» TASK DESCRIPTION: Find the lines that hold the word "this" and return them.

» RECORDS TO USE:
____
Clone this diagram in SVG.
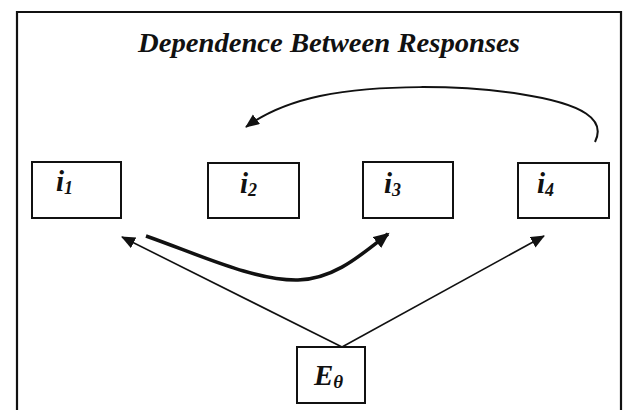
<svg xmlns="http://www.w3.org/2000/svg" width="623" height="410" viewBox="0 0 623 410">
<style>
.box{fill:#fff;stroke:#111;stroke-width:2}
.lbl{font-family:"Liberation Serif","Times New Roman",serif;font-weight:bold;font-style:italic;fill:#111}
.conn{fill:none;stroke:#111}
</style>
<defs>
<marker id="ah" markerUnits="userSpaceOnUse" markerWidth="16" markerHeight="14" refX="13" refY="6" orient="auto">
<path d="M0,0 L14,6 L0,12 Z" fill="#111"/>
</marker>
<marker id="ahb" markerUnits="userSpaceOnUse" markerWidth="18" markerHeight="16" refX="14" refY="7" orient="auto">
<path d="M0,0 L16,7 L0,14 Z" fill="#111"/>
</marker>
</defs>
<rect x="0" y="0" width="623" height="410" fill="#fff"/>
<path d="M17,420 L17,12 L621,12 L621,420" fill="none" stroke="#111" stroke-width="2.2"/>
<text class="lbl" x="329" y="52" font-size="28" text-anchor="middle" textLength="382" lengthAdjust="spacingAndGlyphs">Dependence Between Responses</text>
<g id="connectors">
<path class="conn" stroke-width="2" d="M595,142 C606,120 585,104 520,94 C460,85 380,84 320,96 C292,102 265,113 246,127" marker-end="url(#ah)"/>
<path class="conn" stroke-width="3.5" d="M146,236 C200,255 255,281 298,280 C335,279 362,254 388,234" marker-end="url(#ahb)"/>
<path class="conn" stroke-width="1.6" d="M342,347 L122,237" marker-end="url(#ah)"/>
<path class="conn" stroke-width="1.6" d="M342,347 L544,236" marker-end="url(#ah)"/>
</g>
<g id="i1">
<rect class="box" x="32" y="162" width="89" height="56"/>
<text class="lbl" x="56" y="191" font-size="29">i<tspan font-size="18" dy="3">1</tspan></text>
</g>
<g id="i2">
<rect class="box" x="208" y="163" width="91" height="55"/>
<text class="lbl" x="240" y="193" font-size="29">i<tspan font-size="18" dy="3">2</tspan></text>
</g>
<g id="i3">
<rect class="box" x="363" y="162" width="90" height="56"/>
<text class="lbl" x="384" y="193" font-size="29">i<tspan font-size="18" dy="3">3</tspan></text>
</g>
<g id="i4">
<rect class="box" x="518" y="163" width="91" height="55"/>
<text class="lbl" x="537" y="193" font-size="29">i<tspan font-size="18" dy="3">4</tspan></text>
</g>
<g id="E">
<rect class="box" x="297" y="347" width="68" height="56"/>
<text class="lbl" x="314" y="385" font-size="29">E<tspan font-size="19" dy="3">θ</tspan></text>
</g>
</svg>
____
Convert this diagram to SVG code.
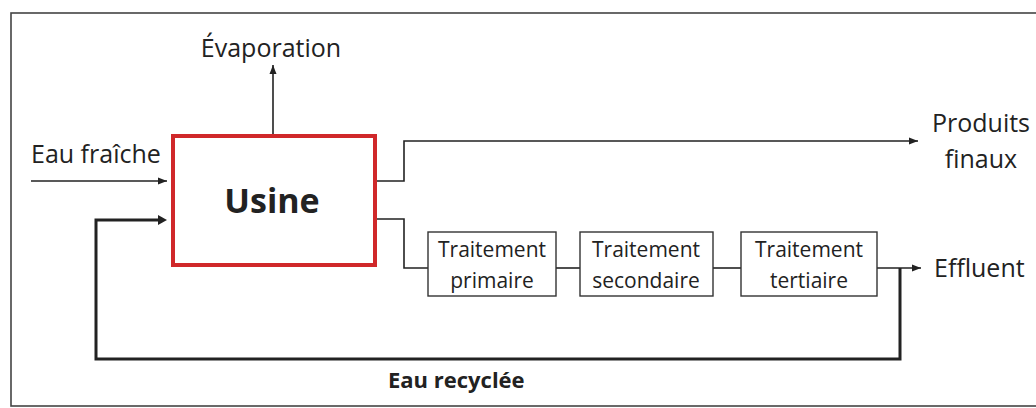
____
» FINAL ANSWER:
Clone this diagram in SVG.
Convert this diagram to SVG code.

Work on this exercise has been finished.